Esi Edugyan’s new novel, “Washington Black,” can’t seem to make up its mind. It is a fantastical 19th-century adventure, traveling from the Caribbean to the frozen arctic to the Moroccan desert, via air, sea and land. But it is also a meditation on the difficulty of attaining true freedom after breaking the bonds of slavery.

Early on these two aims work in concert, making for enjoyable and thoughtful passages, despite some rather stodgy 1830s dialogue. But soon the genres start to clash, creating discordant transitions when the escapism shifts to residual matters of life-or-death.

The book, which is longlisted for the Man Booker Prize in the U.K., opens in Barbados, where Wash is an 11-year-old slave. Edugyan excels at capturing the horrors of the plantation, leaning into the brutality so forcefully that when the slave master’s brother, Christopher Wilde, picks Wash to help with an experimental dirigible, it is hard to feel anything other than terror for him.

Once Wash and Wilde leave the plantation, it seems the story will continue in the vein of Colson Whitehead’s masterful 2016 novel, “The Underground Railroad,” with Wash constantly looking over his shoulder as his past follows him.
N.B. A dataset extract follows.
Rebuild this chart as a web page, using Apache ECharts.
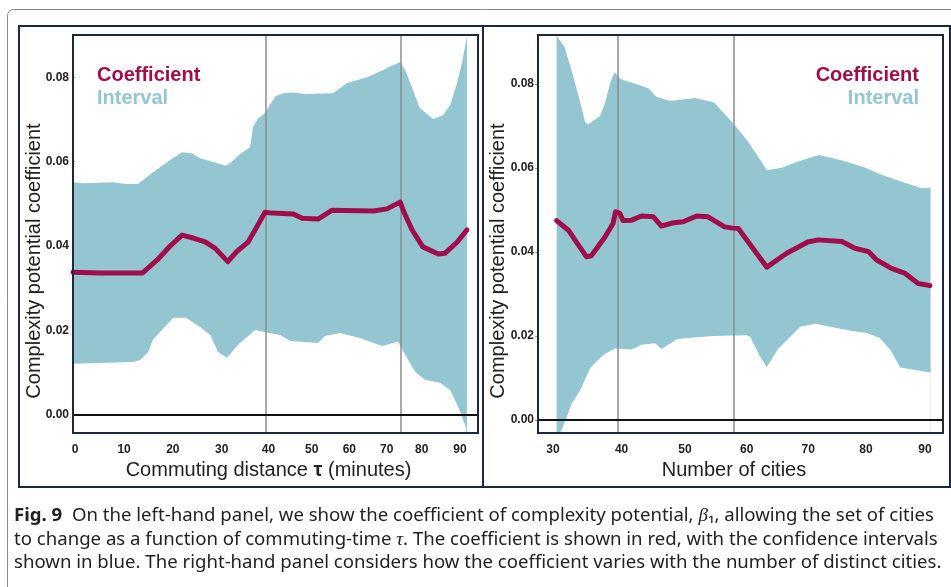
<!DOCTYPE html>
<html><head><meta charset="utf-8">
<script src="https://cdn.jsdelivr.net/npm/echarts@6/dist/echarts.min.js"></script>
<style>html,body{margin:0;padding:0;background:#fff;}#c{width:951px;height:587px;}</style>
</head><body><div id="c"></div>
<script>
// ---------- DATA ----------
// x values are positions along each panel's axis (label "first" .. "last" spaced linearly);
// the original tick labels are not evenly spaced, so their positions are listed.
const yTickValues = [0, 0.02, 0.04, 0.06, 0.08];

// Left panel: commuting distance tau
const leftTickPos = [0, 11.45, 22.84, 34.29, 45.19, 55.33, 64.12, 72.86, 81.04, 90];
const leftTickLabels = ['0', '10', '20', '30', '40', '50', '60', '70', '80', '90'];
const leftRefLines = [44.5, 76.2];
const leftCoef = [[-0.5,0.0338],[5.8,0.0336],[15.7,0.0336],[19.2,0.0367],[22.2,0.0400],[25.0,0.0426],[27.6,0.0419],[30.4,0.0410],[32.7,0.0395],[35.7,0.0363],[37.8,0.0387],[40.5,0.0410],[42.5,0.0446],[44.4,0.0480],[46.0,0.0478],[51.0,0.0476],[53.1,0.0466],[56.8,0.0464],[60.1,0.0485],[69.7,0.0483],[72.9,0.0488],[76.0,0.0504],[76.9,0.0480],[78.8,0.0438],[81.3,0.0398],[84.9,0.0381],[86.5,0.0383],[89.3,0.0409],[91.6,0.0438]];
const leftUpper = [[-0.5,0.0551],[1.9,0.0549],[8.9,0.0551],[11.7,0.0547],[14.7,0.0547],[18.0,0.0573],[22.2,0.0604],[25.0,0.0622],[27.3,0.0620],[29.2,0.0608],[32.3,0.0599],[35.1,0.0590],[36.2,0.0596],[38.6,0.0618],[40.9,0.0634],[41.6,0.0682],[42.8,0.0703],[44.4,0.0715],[46.8,0.0755],[48.6,0.0762],[51.0,0.0764],[53.8,0.0760],[60.3,0.0762],[63.6,0.0786],[68.3,0.0800],[72.9,0.0821],[76.0,0.0836],[77.4,0.0812],[79.0,0.0769],[80.6,0.0727],[83.7,0.0701],[86.0,0.0710],[87.7,0.0734],[89.3,0.0786],[90.5,0.0836],[91.6,0.0897]];
const leftLower = [[-0.5,0.0121],[13.6,0.0125],[15.2,0.0130],[17.1,0.0149],[18.2,0.0178],[22.9,0.0230],[25.9,0.0230],[29.2,0.0208],[31.6,0.0189],[33.4,0.0149],[35.5,0.0135],[38.1,0.0166],[42.1,0.0201],[44.4,0.0196],[47.9,0.0189],[50.3,0.0175],[56.8,0.0170],[58.4,0.0187],[61.9,0.0194],[66.6,0.0182],[71.8,0.0163],[75.5,0.0173],[77.6,0.0135],[79.5,0.0102],[81.8,0.0083],[85.3,0.0076],[87.7,0.0059],[90.0,0.0009],[91.4,-0.0031]];

// Right panel: number of cities
const rightTickPos = [30, 41.08, 51.29, 61.24, 71.18, 80.48, 90];
const rightTickLabels = ['30', '40', '50', '60', '70', '80', '90'];
const rightRefLines = [40.5, 59.1];
const rightCoef = [[30.6,0.0475],[32.5,0.0452],[34.1,0.0417],[35.4,0.0389],[36.2,0.0391],[38.4,0.0436],[39.7,0.0468],[40.1,0.0496],[40.8,0.0492],[41.3,0.0475],[42.7,0.0476],[44.3,0.0486],[46.2,0.0484],[47.5,0.0462],[49.2,0.0469],[51.0,0.0472],[53.2,0.0486],[55.0,0.0484],[57.7,0.0460],[59.0,0.0457],[59.9,0.0456],[64.5,0.0364],[67.7,0.0397],[71.1,0.0424],[72.8,0.0429],[76.6,0.0425],[78.7,0.0409],[80.9,0.0401],[82.2,0.0381],[84.6,0.0361],[86.8,0.0349],[88.9,0.0325],[90.8,0.0320]];
const rightUpper = [[30.6,0.0915],[31.9,0.0888],[33.0,0.0833],[34.1,0.0774],[35.2,0.0710],[35.7,0.0704],[36.5,0.0713],[37.6,0.0724],[38.4,0.0754],[39.2,0.0802],[40.0,0.0829],[40.5,0.0817],[41.3,0.0810],[43.4,0.0800],[45.4,0.0790],[46.7,0.0770],[48.9,0.0760],[52.9,0.0767],[56.0,0.0756],[59.1,0.0706],[61.5,0.0663],[64.5,0.0595],[66.9,0.0601],[69.4,0.0615],[72.9,0.0631],[76.3,0.0619],[80.0,0.0603],[82.7,0.0586],[86.1,0.0568],[89.5,0.0552],[90.9,0.0554]];
const rightLower = [[30.6,-0.0040],[31.4,-0.0024],[32.2,0.0005],[33.0,0.0038],[34.4,0.0071],[36.0,0.0124],[38.1,0.0155],[40.0,0.0170],[42.7,0.0168],[44.3,0.0179],[46.5,0.0183],[47.5,0.0169],[50.0,0.0193],[53.2,0.0197],[55.9,0.0200],[61.2,0.0202],[61.8,0.0198],[63.4,0.0151],[64.5,0.0126],[66.3,0.0169],[69.9,0.0222],[72.3,0.0229],[74.7,0.0222],[78.2,0.0212],[80.6,0.0207],[82.7,0.0195],[84.4,0.0167],[86.0,0.0125],[88.9,0.0118],[90.9,0.0113]];

// ---------- STYLE ----------
const TEAL = '#94c6d1';
const RED = '#a10d4b';
const NAVY = '#1b2840';
const FONT = '"Liberation Sans", Arial, sans-serif';

const chart = echarts.init(document.getElementById('c'), null, {renderer: 'canvas'});

function xAxisCfg(gridIndex, min, max, pos, labels) {
  return {
    type: 'value', gridIndex, min, max,
    axisLine: {show: false}, splitLine: {show: false},
    axisTick: {show: false},
    axisLabel: {
      customValues: pos,
      formatter: v => { const i = pos.findIndex(p => Math.abs(p - v) < 1e-6); return i >= 0 ? labels[i] : ''; },
      fontFamily: FONT, fontWeight: 'bold', fontSize: 12, color: '#222', margin: 11
    }
  };
}
function yAxisCfg(gridIndex, min, max) {
  return {
    type: 'value', gridIndex, min, max,
    axisLine: {show: false}, splitLine: {show: false},
    axisTick: {show: true, customValues: yTickValues, length: 3, lineStyle: {color: '#999'}},
    axisLabel: {
      customValues: yTickValues, formatter: v => v.toFixed(2),
      fontFamily: FONT, fontWeight: 'bold', fontSize: 12, color: '#222', margin: 4
    }
  };
}
function bandSeries(i, upper, lower) {
  return [
    {name: 'Interval', type: 'line', xAxisIndex: i, yAxisIndex: i, data: upper, symbol: 'none',
     lineStyle: {width: 0}, areaStyle: {color: TEAL, opacity: 1, origin: 'start'}, z: 2, silent: true, animation: false},
    {name: 'Interval', type: 'line', xAxisIndex: i, yAxisIndex: i, data: lower, symbol: 'none',
     lineStyle: {width: 0}, areaStyle: {color: '#ffffff', opacity: 1, origin: 'start'}, z: 3, silent: true, animation: false}
  ];
}
function refSeries(i, xs) {
  return {
    name: 'ref' + i, type: 'line', xAxisIndex: i, yAxisIndex: i, data: [], z: 4, silent: true, animation: false,
    markLine: {
      symbol: 'none', silent: true, animation: false, label: {show: false},
      data: xs.map(x => ({xAxis: x, lineStyle: {color: '#8c8c8c', width: 1.5, type: 'solid'}}))
        .concat([{yAxis: 0, lineStyle: {color: '#111', width: 2, type: 'solid'}}])
    }
  };
}
function coefSeries(i, data) {
  return {name: 'Coefficient', type: 'line', xAxisIndex: i, yAxisIndex: i, data, symbol: 'none',
    lineStyle: {color: RED, width: 5, cap: 'round', join: 'round'}, itemStyle: {color: RED}, z: 6, animation: false};
}
function legendCfg(pos) {
  return Object.assign({
    orient: 'vertical', top: 59, itemGap: 0, itemWidth: 0, itemHeight: 0, selectedMode: false,
    textStyle: {fontFamily: FONT, fontWeight: 'bold', fontSize: 20, lineHeight: 23},
    data: [{name: 'Coefficient', textStyle: {color: RED}}, {name: 'Interval', textStyle: {color: TEAL}}]
  }, pos);
}

const caption = [
  '{b|Fig. 9}  On the left-hand panel, we show the coefficient of complexity potential, {i|β}₁, allowing the set of cities',
  'to change as a function of commuting-time {i|τ}. The coefficient is shown in red, with the confidence intervals',
  'shown in blue. The right-hand panel considers how the coefficient varies with the number of distinct cities.'
];
const CAPFONT = '"Noto Sans", sans-serif';
const CAPSIZE = 18.6;
const capRich = {
  b: {fontFamily: CAPFONT, fontWeight: 'bold', fontSize: CAPSIZE, fill: '#222'},
  i: {fontFamily: 'serif', fontStyle: 'italic', fontSize: CAPSIZE + 0.5, fill: '#222'}
};

chart.setOption({
  backgroundColor: '#fff',
  animation: false,
  grid: [
    {left: 73, top: 35, width: 405, height: 398, show: true, borderColor: NAVY, borderWidth: 2, backgroundColor: 'transparent', z: 10},
    {left: 538, top: 35, width: 405, height: 398, show: true, borderColor: NAVY, borderWidth: 2, backgroundColor: 'transparent', z: 10}
  ],
  xAxis: [
    xAxisCfg(0, -0.5, 94.2, leftTickPos, leftTickLabels),
    xAxisCfg(1, 27.6, 92.9, rightTickPos, rightTickLabels)
  ],
  yAxis: [
    yAxisCfg(0, -0.0043, 0.09),
    yAxisCfg(1, -0.0031, 0.0917)
  ],
  legend: [
    legendCfg({left: 86}),
    legendCfg({right: 21, align: 'right'})
  ],
  series: [
    ...bandSeries(0, leftUpper, leftLower), refSeries(0, leftRefLines), coefSeries(0, leftCoef),
    ...bandSeries(1, rightUpper, rightLower), refSeries(1, rightRefLines), coefSeries(1, rightCoef)
  ],
  graphic: [
    {type: 'rect', shape: {x: 7.5, y: 9.5, width: 1000, height: 700, r: 6}, style: {fill: 'none', stroke: '#8a8a8a', lineWidth: 1}, silent: true},
    {type: 'rect', shape: {x: 19, y: 26, width: 931, height: 461}, style: {fill: 'none', stroke: NAVY, lineWidth: 2}, silent: true},
    {type: 'line', shape: {x1: 483, y1: 26, x2: 483, y2: 487}, style: {stroke: NAVY, lineWidth: 2}, silent: true},
    {type: 'text', x: 34.5, y: 261, rotation: Math.PI / 2, style: {text: 'Complexity potential coefficient', fontFamily: FONT, fontSize: 20, fill: '#222', align: 'center', verticalAlign: 'middle'}},
    {type: 'text', x: 498.5, y: 261, rotation: Math.PI / 2, style: {text: 'Complexity potential coefficient', fontFamily: FONT, fontSize: 20, fill: '#222', align: 'center', verticalAlign: 'middle'}},
    {type: 'text', x: 268.5, y: 470, style: {text: 'Commuting distance {t|τ} (minutes)', fontFamily: FONT, fontSize: 20, fill: '#222', align: 'center', verticalAlign: 'middle',
      rich: {t: {fontFamily: FONT, fontSize: 20, fontWeight: 'bold', fill: '#222'}}}},
    {type: 'text', x: 734, y: 470, style: {text: 'Number of cities', fontFamily: FONT, fontSize: 20, fill: '#222', align: 'center', verticalAlign: 'middle'}},
    ...caption.map((t, k) => ({type: 'text', x: 14, y: 516 + k * 23.5, style: {text: t, fontFamily: CAPFONT, fontSize: CAPSIZE, fill: '#222', align: 'left', verticalAlign: 'middle', rich: capRich}}))
  ]
});
</script></body></html>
But he instead embarks on such bizarre escapades that the pursuit, such as it is, gets forgotten for stretches.

Wash encounters an eclectic cast of supporting characters, none of whom are well-developed, making him the only sympathetic character in the book. He discovers a gift for drawing, but then stretches the bounds of precocious youth into the realm of improbable congenital genius.

If you remain caught up in the adventure, “Washington Black” almost takes on the feel of fantasy. But if you overthink it, the spell is easily broken.